The Lummi assert that the design of the overwater walkway (at least as of last year) extends 500 feet from the shoreline and permanently blocks access to approximately 25 acres of treaty-protected fishing grounds. Under the National Environmental Policy Act (NEPA), the federal government is required to identify and address activities that have disproportionately high and adverse human health or environmental effects on minority populations, low income populations and tribes.

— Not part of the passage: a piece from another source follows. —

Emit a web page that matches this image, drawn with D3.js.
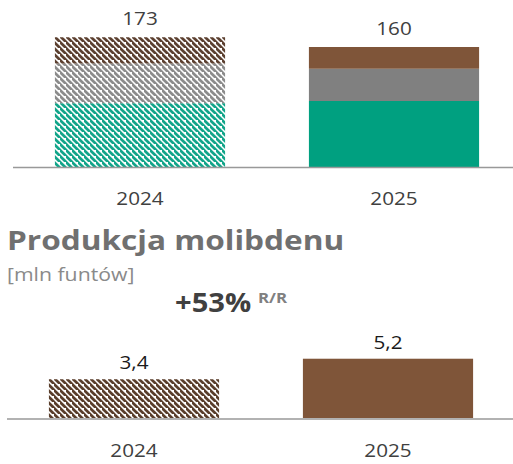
<!DOCTYPE html>
<html lang="pl">
<head>
<meta charset="UTF-8">
<title>Produkcja</title>
<script src="https://d3js.org/d3.v7.min.js"></script>
<style>
    html, body {
        margin: 0;
        background: #fff;
        font-family: "Open Sans", sans-serif;
    }
</style>
</head>
<body>
<div id="vis"></div>
<script>
    // dane
    var years = ["2024", "2025"];
    var seriesKeys = ["a", "b", "c"];            // od dołu: zielony, szary, brązowy
    var topValues = [
        {year: "2024", a: 85, b: 53, c: 35},
        {year: "2025", a: 88, b: 43, c: 29}
    ];
    var topTotals = ["173", "160"];
    var moValues = [3.4, 5.2];
    var moLabels = ["3,4", "5,2"];

    var colors = {a: "#00a080", b: "#808080", c: "#7f5539"};
    var hatchColors = {a: "#12a58a", b: "#8c8c8c", c: "#5c4030"};

    var W = 513, H = 464;
    var SX = 1.15;   // tekst w oryginale jest nieco szerszy

    var svg = d3.select("#vis").append("svg")
        .attr("width", W)
        .attr("height", H);

    // pozycjonowanie tekstu z rozciągnięciem w poziomie
    function place(sel, fx, fy, sx) {
        sel.attr("transform", function(d, i) {
            var x = typeof fx == "function" ? fx(d, i) : fx;
            var y = typeof fy == "function" ? fy(d, i) : fy;
            return "translate(" + x + "," + y + ") scale(" + (sx || SX) + ",1)";
        });
        return sel;
    }

    // wzory kreskowania
    var defs = svg.append("defs");
    function hatch(id, col) {
        var p = defs.append("pattern")
            .attr("id", id)
            .attr("patternUnits", "userSpaceOnUse")
            .attr("width", 6)
            .attr("height", 6);
        p.append("rect").attr("width", 6).attr("height", 6).attr("fill", "#fff");
        p.append("path")
            .attr("d", "M-1,-1 L7,7 M-4,2 L1,7 M5,-4 L10,1")
            .attr("stroke", col)
            .attr("stroke-width", 2.7);
    }
    seriesKeys.forEach(function(k) { hatch("h_" + k, hatchColors[k]); });
    hatch("h_mo", "#5a3e2b");

    /*
     *  GÓRNY WYKRES
     */
    var x1 = d3.scaleBand()
        .domain(years)
        .range([13, 521])
        .paddingInner(0.33)
        .paddingOuter(0.165);

    var y1 = d3.scaleLinear()
        .domain([0, 200])
        .range([167, 17]);

    var stack = d3.stack().keys(seriesKeys)(topValues);

    var g1 = svg.append("g");

    g1.selectAll(".layer")
        .data(stack)
        .enter()
        .append("g")
        .attr("class", "layer")
        .each(function(layer) {
            d3.select(this).selectAll("rect")
                .data(layer)
                .enter()
                .append("rect")
                .attr("x", function(d) { return x1(d.data.year); })
                .attr("width", x1.bandwidth())
                .attr("y", function(d) { return y1(d[1]); })
                .attr("height", function(d) { return y1(d[0]) - y1(d[1]); })
                .attr("fill", function(d, i) {
                    return i == 0 ? "url(#h_" + layer.key + ")" : colors[layer.key];
                });
        });

    g1.append("line")
        .attr("x1", 13).attr("x2", W)
        .attr("y1", 167.5).attr("y2", 167.5)
        .attr("stroke", "#999")
        .attr("stroke-width", 1.5);

    place(g1.selectAll(".total")
        .data(topValues)
        .enter()
        .append("text")
        .attr("class", "total")
        .attr("text-anchor", "middle")
        .attr("font-size", 18)
        .attr("fill", "#404040")
        .text(function(d, i) { return topTotals[i]; }),
        function(d) { return x1(d.year) + x1.bandwidth() / 2; },
        function(d) { return y1(d.a + d.b + d.c) - 12; });

    place(g1.selectAll(".year")
        .data(years)
        .enter()
        .append("text")
        .attr("class", "year")
        .attr("text-anchor", "middle")
        .attr("font-size", 18)
        .attr("fill", "#404040")
        .text(function(d) { return d; }),
        function(d) { return x1(d) + x1.bandwidth() / 2; },
        205);

    /*
     *  DOLNY WYKRES - molibden
     */
    place(svg.append("text")
        .attr("font-size", 27)
        .attr("font-weight", "bold")
        .attr("fill", "#707070")
        .text("Produkcja molibdenu"), 7, 250, 1.17);

    place(svg.append("text")
        .attr("font-size", 18)
        .attr("fill", "#8a8a8a")
        .text("[mln funtów]"), 7, 281, 1.18);

    var yoy = place(svg.append("text")
        .attr("font-weight", "bold"), 175, 312, 1.12);
    yoy.append("tspan")
        .attr("font-size", 26)
        .attr("fill", "#404040")
        .text("+53%");
    yoy.append("tspan")
        .attr("font-size", 15)
        .attr("dx", 6)
        .attr("dy", -9)
        .attr("fill", "#808080")
        .text("R/R");

    var x2 = d3.scaleBand()
        .domain(years)
        .range([7, 515])
        .paddingInner(0.33)
        .paddingOuter(0.165);

    var y2 = d3.scaleLinear()
        .domain([0, 6])
        .range([418, 418 - 6 * 11.4]);

    var g2 = svg.append("g");

    g2.selectAll(".bar")
        .data(moValues)
        .enter()
        .append("rect")
        .attr("class", "bar")
        .attr("x", function(d, i) { return x2(years[i]); })
        .attr("width", x2.bandwidth())
        .attr("y", function(d) { return y2(d); })
        .attr("height", function(d) { return y2(0) - y2(d); })
        .attr("fill", function(d, i) { return i == 0 ? "url(#h_mo)" : "#7f5539"; });

    g2.append("line")
        .attr("x1", 7).attr("x2", W)
        .attr("y1", 419).attr("y2", 419)
        .attr("stroke", "#999")
        .attr("stroke-width", 1.5);

    place(g2.selectAll(".val")
        .data(moValues)
        .enter()
        .append("text")
        .attr("class", "val")
        .attr("text-anchor", "middle")
        .attr("font-size", 18)
        .attr("fill", "#1a1a1a")
        .text(function(d, i) { return moLabels[i]; }),
        function(d, i) { return x2(years[i]) + x2.bandwidth() / 2; },
        function(d) { return y2(d) - 10; });

    place(g2.selectAll(".year")
        .data(years)
        .enter()
        .append("text")
        .attr("class", "year")
        .attr("text-anchor", "middle")
        .attr("font-size", 18)
        .attr("fill", "#404040")
        .text(function(d) { return d; }),
        function(d) { return x2(d) + x2.bandwidth() / 2; },
        457);
</script>
</body>
</html>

The Lummi have also been clear that they will not agree to the overwater walkway without mitigation for cumulative impacts to treaty-protected natural and fisheries resources. The first requirement under mitigation sequencing is to avoid the impact. The Lummi question the fundamental need for this project, noting that a connector pathway, the South Bay trail, links the downtown core with the Boulevard Park trail and Taylor Dock, and that bike lanes along State Street create additional linkage.4
While treaty right negotiations are a sensitive matter, the fact that there are negotiations is not. The city needs to be more forthcoming about this situation so that city council and the public can make informed choices about waterfront development.
1. Treaty rights in Washington were largely ignored until 1974, when the federal District Court determined that the treaty entitled tribes to harvest salmon returning to Washington waters. United States v. Washington, 384 F.Supp. 312 (W.D. Wash. 1974), aff’d 520 F.2d 676 (9th Cir. 1975), cert. denied, 423 U.S. 1086 (1976). Referred to as the Boldt decision, based on the name of the judge, this case was ultimately affirmed by the United States Supreme Court.

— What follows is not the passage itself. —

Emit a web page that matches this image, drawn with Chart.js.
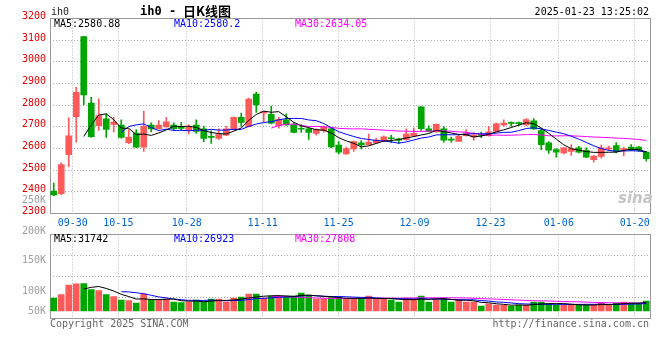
<!DOCTYPE html>
<html lang="zh-CN">
<head>
<meta charset="utf-8">
<title>ih0 日K线图</title>
<script src="https://cdn.jsdelivr.net/npm/chart.js@4.4.1/dist/chart.umd.min.js"></script>
<style>
html,body{margin:0;padding:0;background:#fff;}
#wrap{position:relative;width:660px;height:360px;overflow:hidden;font-family:'DejaVu Sans Mono',monospace;font-size:10px;}
canvas{position:absolute;left:0;}
#kline{top:0;}
#volume{top:228px;}
.t{position:absolute;white-space:nowrap;line-height:12px;}
.g{color:#a0a0a0;right:614px;}
</style>
</head>
<body>
<div id="wrap">
  <canvas id="kline" width="660" height="232"></canvas>
  <canvas id="volume" width="660" height="96"></canvas>

  <div class="t" style="left:51px;top:6px;color:#222;">ih0</div>
  <div class="t" style="left:140px;top:5px;color:#000;font-size:12px;font-weight:bold;">ih0 -</div>
  <div class="t" style="left:183px;top:4px;color:#000;font-size:13px;line-height:14px;font-weight:bold;font-family:'Noto Sans CJK SC',sans-serif;">日K线图</div>
  <div class="t" style="right:11px;top:6px;color:#000;">2025-01-23 13:25:02</div>

  <div class="t" style="left:54px;top:18px;color:#000;">MA5:2580.88</div>
  <div class="t" style="left:174px;top:18px;color:#0000ff;">MA10:2580.2</div>
  <div class="t" style="left:295px;top:18px;color:#ff00ff;">MA30:2634.05</div>

  <div class="t" style="left:54px;top:233px;color:#000;">MA5:31742</div>
  <div class="t" style="left:174px;top:233px;color:#0000ff;">MA10:26923</div>
  <div class="t" style="left:295px;top:233px;color:#ff00ff;">MA30:27808</div>

  <div class="t g" style="top:194px;">250K</div>
  <div class="t g" style="top:225px;">200K</div>
  <div class="t g" style="top:254px;">150K</div>
  <div class="t g" style="top:285px;">100K</div>
  <div class="t g" style="top:305px;">50K</div>

  <div class="t" style="left:618px;top:190px;color:#c4c4c4;font-family:'DejaVu Sans',sans-serif;font-style:italic;font-weight:bold;font-size:15px;line-height:16px;">sina</div>

  <div class="t" style="left:50px;top:318px;color:#666;">Copyright 2025 SINA.COM</div>
  <div class="t" style="right:11px;top:318px;color:#666;">http://finance.sina.com.cn</div>
</div>
<script>
// ---- data ----
const dates = ['09-25','09-26','09-27','09-30','10-08','10-09','10-10','10-11','10-14','10-15',
  '10-16','10-17','10-18','10-21','10-22','10-23','10-24','10-25','10-28','10-29',
  '10-30','10-31','11-01','11-04','11-05','11-06','11-07','11-08','11-11','11-12',
  '11-13','11-14','11-15','11-18','11-19','11-20','11-21','11-22','11-25','11-26',
  '11-27','11-28','11-29','12-02','12-03','12-04','12-05','12-06','12-09','12-10',
  '12-11','12-12','12-13','12-16','12-17','12-18','12-19','12-20','12-23','12-24',
  '12-25','12-26','12-27','12-30','12-31','01-02','01-03','01-06','01-07','01-08',
  '01-09','01-10','01-13','01-14','01-15','01-16','01-17','01-20','01-21','01-22'];

const openP = [2403,2391,2572,2747,3116,2810,2705,2737,2711,2708,
  2627,2671,2606,2708,2691,2700,2708,2697,2685,2708,
  2691,2655,2647,2662,2687,2744,2702,2851,2764,2758,
  2705,2732,2709,2692,2691,2670,2682,2691,2616,2575,
  2598,2626,2618,2626,2636,2648,2642,2641,2659,2792,
  2691,2677,2691,2642,2633,2659,2653,2663,2659,2679,
  2709,2718,2718,2709,2728,2683,2626,2595,2580,2587,
  2603,2592,2548,2563,2598,2613,2595,2606,2606,2583];
const highP = [2440,2534,2741,2882,3116,2836,2829,2760,2744,2732,
  2687,2687,2773,2718,2729,2744,2718,2721,2709,2732,
  2703,2682,2691,2702,2746,2763,2833,2860,2772,2796,
  2744,2760,2718,2709,2693,2691,2703,2696,2632,2607,
  2634,2636,2667,2648,2659,2662,2648,2691,2694,2794,
  2705,2714,2702,2653,2663,2687,2674,2676,2702,2717,
  2732,2723,2723,2738,2738,2693,2632,2600,2605,2618,
  2610,2603,2568,2616,2611,2627,2607,2618,2610,2587];
const lowP = [2382,2386,2516,2629,2801,2651,2683,2651,2676,2648,
  2622,2604,2587,2677,2689,2698,2683,2683,2667,2670,
  2632,2624,2642,2659,2686,2702,2700,2766,2722,2714,
  2694,2707,2672,2674,2642,2662,2674,2603,2575,2573,
  2587,2598,2616,2624,2634,2627,2624,2638,2656,2683,
  2677,2675,2629,2629,2632,2657,2638,2650,2657,2677,
  2702,2702,2705,2707,2688,2595,2577,2560,2575,2568,
  2580,2558,2537,2555,2590,2580,2566,2590,2587,2542];
const closeP = [2386,2526,2659,2859,2847,2655,2752,2688,2722,2651,
  2653,2606,2702,2690,2708,2723,2691,2693,2700,2679,
  2647,2651,2667,2691,2744,2720,2828,2801,2770,2717,
  2735,2709,2674,2689,2674,2687,2699,2607,2583,2600,
  2632,2616,2630,2639,2654,2645,2639,2667,2670,2691,
  2679,2712,2638,2639,2656,2671,2662,2660,2677,2714,
  2717,2716,2715,2734,2690,2618,2592,2583,2603,2600,
  2583,2560,2565,2603,2603,2586,2600,2592,2592,2553];
const volume = [47000,59000,94100,98800,99000,77800,73500,59000,51800,39800,
  37300,29000,61500,39800,39800,43400,32600,30800,32600,39800,
  32600,43400,43400,32600,47000,50700,61500,61500,47000,54300,
  54300,54300,54300,65200,57900,43400,43400,48900,48900,43400,
  43400,43400,54300,43400,43400,39800,32600,47000,43400,54300,
  32600,43400,47000,32600,39800,32600,32600,18100,26400,21700,
  21700,18100,21700,21700,32600,32600,25300,21700,21700,21700,
  21700,21700,21700,29000,21700,29000,32600,29000,29000,36200];

const tickDates = ['09-30','10-15','10-28','11-11','11-25','12-09','12-23','01-06','01-20'];
const priceMin = 2300, priceMax = 3200, priceStep = 100;
const maPeriods = [5, 10, 30];

// ---- styling ----
const RED = '#ff5a5a', GREEN = '#00a600';
const MA_COLORS = ['#000000', '#0000ff', '#ff00ff'];
const GRID = '#b0b0b0';
const FONT = {family: "'DejaVu Sans Mono', monospace", size: 10};

function movingAverage(src, n) {
  return src.map((_, i) => {
    if (i < n - 1) return null;
    let s = 0;
    for (let j = i - n + 1; j <= i; j++) s += src[j];
    return s / n;
  });
}

const candleColor = closeP.map((c, i) => c >= openP[i] ? RED : GREEN);

const framePlugin = {
  id: 'frame',
  beforeDatasetsDraw(chart) {
    const {ctx, chartArea: a} = chart;
    const x0 = Math.floor(a.left) + 0.5, x1 = Math.floor(a.right) + 0.5;
    const y0 = Math.floor(a.top) + 0.5, y1 = Math.floor(a.bottom) + 0.5;
    ctx.save();
    ctx.strokeStyle = '#9a9a9a';
    ctx.lineWidth = 1;
    ctx.setLineDash([]);
    ctx.strokeRect(x0, y0, x1 - x0, y1 - y0);
    ctx.restore();
  }
};

function dateAxis(showLabels, height) {
  return {
    type: 'linear', position: 'bottom', offset: false,
    min: 0, max: dates.length - 1,
    afterBuildTicks: s => { s.ticks = tickDates.map(d => ({value: dates.indexOf(d)})); },
    afterFit: s => { s.height = height; },
    grid: {color: GRID, lineWidth: 1, drawTicks: false, offset: false},
    border: {display: false, dash: [1, 2]},
    ticks: {display: showLabels, autoSkip: false, maxRotation: 0, padding: 4,
      color: '#0066cc', font: FONT, callback: v => dates[v] ?? ''}
  };
}

function maLines(src, width) {
  return maPeriods.map((n, k) => ({
    type: 'line', label: 'MA' + n, data: movingAverage(src, n),
    borderColor: MA_COLORS[k], borderWidth: width, pointRadius: 0, tension: 0,
    spanGaps: false, order: 0, xAxisID: 'x'
  }));
}

// ---- price chart ----
new Chart(document.getElementById('kline'), {
  type: 'bar',
  data: {
    labels: dates,
    datasets: [
      ...maLines(closeP, 1).map(d => ({...d, yAxisID: 'y'})),
      {label: 'wick', data: lowP.map((l, i) => [l, highP[i]]), backgroundColor: candleColor,
       barThickness: 1, grouped: false, order: 2, xAxisID: 'x', yAxisID: 'y'},
      {label: 'body', data: openP.map((o, i) => [o, closeP[i]]), backgroundColor: candleColor,
       barThickness: 6, minBarLength: 1, grouped: false, order: 1, xAxisID: 'x', yAxisID: 'y'}
    ]
  },
  options: {
    responsive: false, animation: false, events: [],
    layout: {padding: {top: 18.5, right: 10, left: 0, bottom: 0}},
    plugins: {legend: {display: false}, tooltip: {enabled: false}, title: {display: false}},
    scales: {
      x: {type: 'category', display: false, offset: true},
      xd: dateAxis(true, 18.5),
      y: {
        min: priceMin, max: priceMax,
        afterFit: s => { s.width = 50; },
        ticks: {stepSize: priceStep, color: '#e00000', font: FONT, padding: 4, labelOffset: -2,
                callback: v => String(v)},
        grid: {color: GRID, drawTicks: false},
        border: {display: false, dash: [1, 2]}
      }
    }
  },
  plugins: [framePlugin]
});

// ---- volume chart ----
new Chart(document.getElementById('volume'), {
  type: 'bar',
  data: {
    labels: dates,
    datasets: [
      ...maLines(volume, 1).map(d => ({...d, yAxisID: 'yv'})),
      {label: 'volume', data: volume, backgroundColor: candleColor, barThickness: 6,
       order: 1, xAxisID: 'x', yAxisID: 'yv'}
    ]
  },
  options: {
    responsive: false, animation: false, events: [],
    layout: {padding: {top: 6.5, right: 10, left: 0, bottom: 0}},
    plugins: {legend: {display: false}, tooltip: {enabled: false}},
    scales: {
      x: {type: 'category', display: false, offset: true},
      xd: dateAxis(false, 6),
      yv: {display: false, min: -25340, max: 276930},
      yg: {
        position: 'left', min: 0, max: 4,
        afterFit: s => { s.width = 50; },
        ticks: {display: false, stepSize: 1},
        grid: {color: GRID, drawTicks: false},
        border: {display: false, dash: [1, 2]}
      }
    }
  },
  plugins: [framePlugin]
});
</script>
</body>
</html>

2. I am not privy to city/Lummi negotiations. I have obtained my information from a series of public record requests filed with the city of Bellingham, as well as monthly email updates issued by the site engineer for the overwater walkway project.
3. This is reflected in a Quarterly Project Report Form that the city is required to file with WSDOT.
4. Federal grants for the project are premised on the city’s assertion that the overwater bridge is necessary because no alternative transporation route exists. Objections to this assertion will allegedly be reviewed at the state and federal level when the permits are processed by WSDOT, triggering a NEPA (National Environmental Policy Act) review.